We could have easily listed a hundred of different tools relevant for different situations — it would be pointless. You need to be able to pick the most suitable tools for your usage by yourself. To do so, there is no other way than lifting the hood to delve into the technical stuff. Privacy is not given nowadays; you must fight for it.
All around the globe, nonprofits are doing their part with their means. The EFF edits a Surveillance Self Defense guide which could be an excellent place to start.
RESPECTING USERS PRIVACY AS A WEBMASTER
If you are handling a website, the most critical action you could start with is breaking free from Google Analytics. We have chosen Matomo, an open-source and self-hosted analytics solution. The self-hosted part means that the data stays on our servers: it’s essential.
Depending on your hosting provider, setting up Matomo might be more or less accessible. If your hosting provider supports Softaculous, the installation will be done in a few clicks. Else, you might need to learn a thing or two on server management.

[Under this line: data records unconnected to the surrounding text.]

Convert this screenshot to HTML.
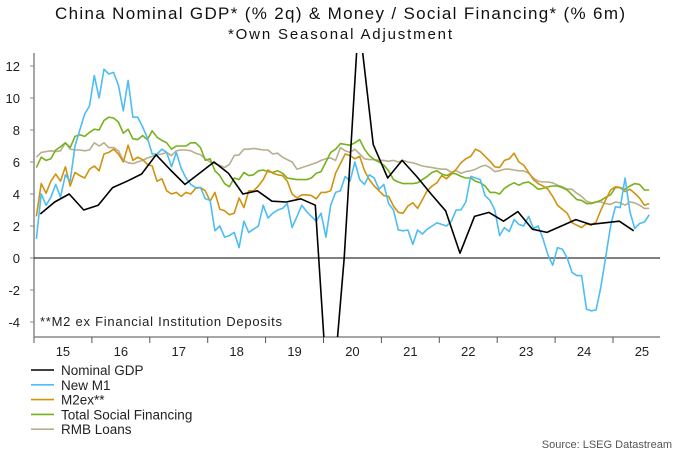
<!DOCTYPE html>
<html><head><meta charset="utf-8"><style>
html,body{margin:0;padding:0;background:#fff;}
svg{display:block;font-family:"Liberation Sans",sans-serif;}
</style></head><body>
<svg id="chart" width="680" height="454" viewBox="0 0 680 454">
<text x="340" y="19" text-anchor="middle" font-size="17" fill="#111" textLength="570">China Nominal GDP* (% 2q) &amp; Money / Social Financing* (% 6m)</text>
<text x="340" y="39" text-anchor="middle" font-size="15" fill="#111" textLength="224">*Own Seasonal Adjustment</text>
<defs><clipPath id="plotclip"><rect x="34" y="53" width="626" height="284"/></clipPath></defs>
<g id="axes"></g>
<g id="series" clip-path="url(#plotclip)"></g>
<text x="40" y="326" font-size="13" fill="#222" textLength="242">**M2 ex Financial Institution Deposits</text>
<g id="legend"></g>
<text x="672" y="448" text-anchor="end" font-size="11" fill="#555">Source: LSEG Datastream</text>
</svg>
<script>
const yTicks = [-4,-2,0,2,4,6,8,10,12];
const yearLabels = ["15","16","17","18","19","20","21","22","23","24","25"];
const gdp = [2.75,3.5,4.0,3.0, 3.3,4.4,4.8,5.25, 6.45,5.5,4.6,5.3, 6.0,5.3,4.0,4.2, 3.55,3.5,3.7,3.3, -10.7,0.0,15.0,7.1, 5.0,6.1,5.1,4.0, 2.95,0.3,2.6,2.85, 2.3,2.9,1.8,1.6, 2.0,2.4,2.1,2.2, 2.3,1.7];
const newM1 = [1.2,4.0,3.3,3.8,4.6,3.8,5.2,4.8,7.0,8.0,9.0,9.5,
11.4,10.0,11.8,11.5,11.6,10.8,9.2,11.1,8.8,8.8,8.2,7.5,
6.5,6.5,6.8,6.6,5.7,6.6,5.6,5.0,4.6,4.4,4.4,3.7,
3.6,1.7,2.0,1.3,1.4,1.6,0.65,2.3,1.6,1.8,2.0,3.3,
2.5,2.8,3.0,3.1,3.4,1.9,2.6,3.3,2.9,2.6,2.3,2.8,
1.3,3.3,4.1,4.2,5.1,4.8,6.0,4.9,4.6,5.2,5.0,4.3,
4.6,3.4,3.0,1.75,1.7,1.75,0.85,1.75,1.5,1.8,2.0,2.2,
2.1,2.0,2.3,3.0,3.0,3.5,5.1,5.0,4.9,3.9,3.6,3.0,
1.4,1.9,1.65,2.4,2.1,2.0,2.6,1.85,2.0,1.2,0.2,-0.45,
0.65,0.55,0.0,-0.9,-1.1,-1.1,-3.2,-3.3,-3.25,-1.8,0.1,2.0,
3.2,3.15,5.0,2.9,1.85,2.15,2.25,2.7];
const m2ex = [2.6,4.65,4.05,4.8,5.25,4.8,5.7,4.5,5.35,5.15,5.0,5.55,
5.75,5.45,6.5,6.6,6.8,6.5,6.0,7.05,6.1,6.3,6.15,5.85,
5.75,4.8,4.95,4.2,4.0,4.1,3.85,4.1,4.0,4.35,4.4,4.2,
3.55,4.1,3.05,2.95,2.7,2.8,3.75,3.15,4.2,4.2,4.5,4.9,
5.5,5.3,5.2,5.15,4.8,4.0,3.75,3.95,3.95,3.9,3.7,4.1,
4.1,4.2,5.3,5.9,6.5,6.4,6.2,6.35,5.45,4.9,4.5,4.2,
3.9,3.85,3.25,2.85,2.8,3.25,3.45,3.1,3.65,4.2,4.5,4.7,
5.15,4.95,5.25,5.55,5.95,6.2,6.35,6.8,6.65,6.35,6.05,5.7,
5.65,6.1,6.2,6.55,6.0,5.8,5.35,4.9,4.65,4.5,4.3,3.85,
3.3,3.05,2.8,2.2,2.05,1.9,2.15,2.05,2.25,3.0,3.65,4.25,
4.45,4.4,4.15,4.3,4.05,3.75,3.3,3.4];
const tsf = [5.65,6.3,6.1,6.2,6.75,6.95,7.2,6.9,7.6,7.7,7.6,7.85,
8.05,8.0,8.6,8.8,8.75,8.5,7.8,8.05,7.45,7.4,7.65,7.4,
7.95,7.55,7.35,7.2,6.8,7.0,7.0,7.0,7.2,7.2,6.9,6.1,
6.2,5.45,5.15,4.65,4.45,5.0,4.9,5.35,5.15,5.2,5.45,5.5,
5.4,5.35,5.45,5.3,5.0,4.95,4.9,4.9,4.9,5.0,5.3,5.4,
6.0,6.6,6.8,7.15,7.1,7.05,7.2,7.4,6.8,6.4,6.15,6.0,
5.8,5.45,4.9,4.75,4.65,4.65,4.65,4.7,4.9,5.1,5.35,5.45,
5.25,5.15,5.3,5.25,5.1,5.0,5.0,4.8,4.7,4.5,4.1,4.1,
4.0,4.35,4.55,4.7,4.55,4.7,4.75,4.55,4.3,4.35,4.45,4.5,
4.5,4.4,4.25,3.95,3.65,3.6,3.4,3.4,3.5,3.6,3.8,3.95,
4.4,4.4,4.3,4.5,4.65,4.6,4.25,4.25];
const rmbLoans = [6.3,6.6,6.65,6.7,6.65,6.7,7.2,6.8,6.75,6.75,6.7,6.75,
7.2,7.0,7.2,6.9,6.9,6.7,6.1,5.95,5.9,6.0,6.1,6.25,
6.35,6.45,6.5,6.6,6.4,6.7,6.75,6.75,6.7,6.55,6.45,6.2,
6.0,5.9,5.8,5.65,5.85,6.4,6.45,6.8,6.8,6.85,6.8,6.75,
6.75,6.5,6.55,6.3,6.15,6.0,5.55,5.65,5.75,5.85,5.95,6.1,
6.2,6.25,6.1,6.9,6.7,6.6,6.8,6.5,6.2,6.15,6.15,6.1,
6.1,6.05,6.1,6.0,6.1,6.0,5.95,5.85,5.75,5.7,5.65,5.6,
5.55,5.55,5.35,5.45,5.3,5.4,5.45,5.55,5.7,5.8,5.65,5.4,
5.45,5.55,5.55,5.5,5.45,5.45,5.3,5.0,4.8,4.75,4.75,4.7,
4.55,4.45,4.3,4.3,4.05,3.85,3.55,3.45,3.5,3.5,3.4,3.35,
3.5,3.45,3.3,3.5,3.45,3.3,3.1,3.1];

const NS = "http://www.w3.org/2000/svg";
const X0 = 34, X1 = 660, YEAR_W = 57.9, Y0 = 258, PX_PER_UNIT = 16, YB = 337, YT = 53;
function yScale(v){ return Y0 - v*PX_PER_UNIT; }
function xMonth(i){ return X0 + (i+0.5)*YEAR_W/12; }
function xQuarter(q){ return X0 + (3*q+1.3)*YEAR_W/12; }
function mk(tag, attrs, parent){ const e=document.createElementNS(NS,tag); for(const k in attrs) e.setAttribute(k,attrs[k]); parent.appendChild(e); return e; }

const axes = document.getElementById('axes');
const la = mk('line',{x1:X0,y1:YT,x2:X0,y2:YB,stroke:'#888','stroke-width':1.5},axes);


const ba = mk('line',{x1:X0,y1:YB,x2:X1,y2:YB,stroke:'#888','stroke-width':1.5},axes);


const zl = mk('line',{x1:X0,y1:Y0,x2:X1,y2:Y0,stroke:'#000','stroke-width':1},axes);


yTicks.forEach(v=>{
  const t = mk('text',{x:20,y:yScale(v)+5,'text-anchor':'end','font-size':13,fill:'#222'},axes);
  t.textContent = v;
  
  
  const tk = mk('line',{x1:X0-4,y1:yScale(v),x2:X0,y2:yScale(v),stroke:'#888'},axes);
  
  
});
yearLabels.forEach((lab,k)=>{
  const xs = X0 + k*YEAR_W;
  const tk = mk('line',{x1:xs,y1:YB,x2:xs,y2:YB+6,stroke:'#555'},axes);
  
  
  const t = mk('text',{x:xs+YEAR_W/2,y:356,'text-anchor':'middle','font-size':13,fill:'#222'},axes);
  t.textContent = lab;
  
  
});

const seriesG = document.getElementById('series');
function drawLine(vals, xf, color, name, w){
  const d = vals.map((v,i)=>(i?'L':'M')+xf(i).toFixed(1)+','+yScale(v).toFixed(1)).join(' ');
  const p = mk('path',{d:d,fill:'none',stroke:color,'stroke-width':w,'stroke-linejoin':'round'},seriesG);
  
  
}
drawLine(rmbLoans, xMonth, '#B8AF8E', 'rmb-loans-line', 1.6);
drawLine(tsf, xMonth, '#76B21B', 'total-social-financing-line', 1.6);
drawLine(m2ex, xMonth, '#D1930F', 'm2ex-line', 1.6);
drawLine(newM1, xMonth, '#4DBDF3', 'new-m1-line', 1.6);
drawLine(gdp, xQuarter, '#000', 'nominal-gdp-line', 1.6);

const legendNames = ["Nominal GDP","New M1","M2ex**","Total Social Financing","RMB Loans"];
const legendColors = ['#000','#4DBDF3','#D1930F','#76B21B','#B8AF8E'];
const lg = document.getElementById('legend');
legendNames.forEach((n,i)=>{
  const y = 370 + i*14.8;
  const g = mk('g',{},lg);
  
  
  mk('line',{x1:31,y1:y,x2:54,y2:y,stroke:legendColors[i],'stroke-width':1.6},g);
  const t = mk('text',{x:61,y:y+5,'font-size':13.5,fill:'#222'},g);
  t.textContent = n;
});
</script>
</body></html>
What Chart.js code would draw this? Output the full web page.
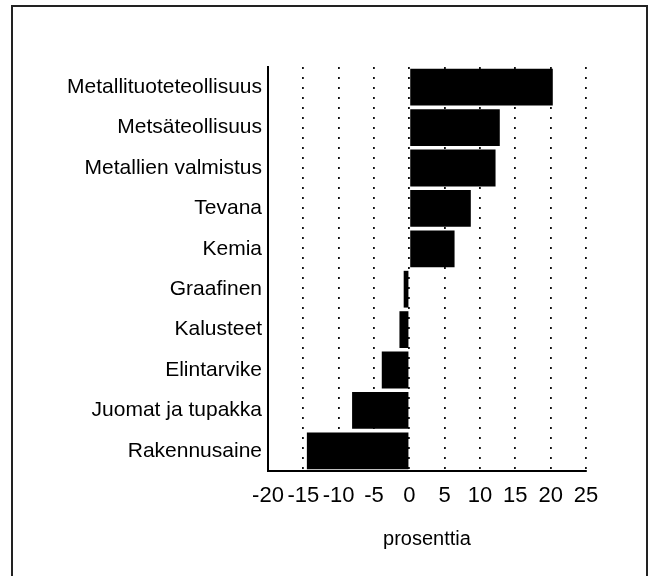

The other actions you can undertake will depend on the services and framework you use. Rather than a list of tools, let us suggest a methodology:
- Third-party services minimization: reduce to the very minimum the number of third-party services you use. Each new service is a potential risk both for your website security and for your users’ privacy. Even a decent, honest service can go rogue in a flash, and it won’t warn you about it.
- Investigate any third-party service you do implement: despite 1/, you’ll have to use some third-party services. Look into the developers of these services, their other products, the reviews. There might even be other people who audited their code and talked about it. Use open-source services whenever it’s possible.
- Forget about online advertising on the main services (Social media, Google…) — you can’t reach cost-efficiency on these services without violating your users’ privacy.
- Ask for help! More and more people are getting “privacy-fluent” and would be happy to help a well-intentioned webmaster to establish a decent setup.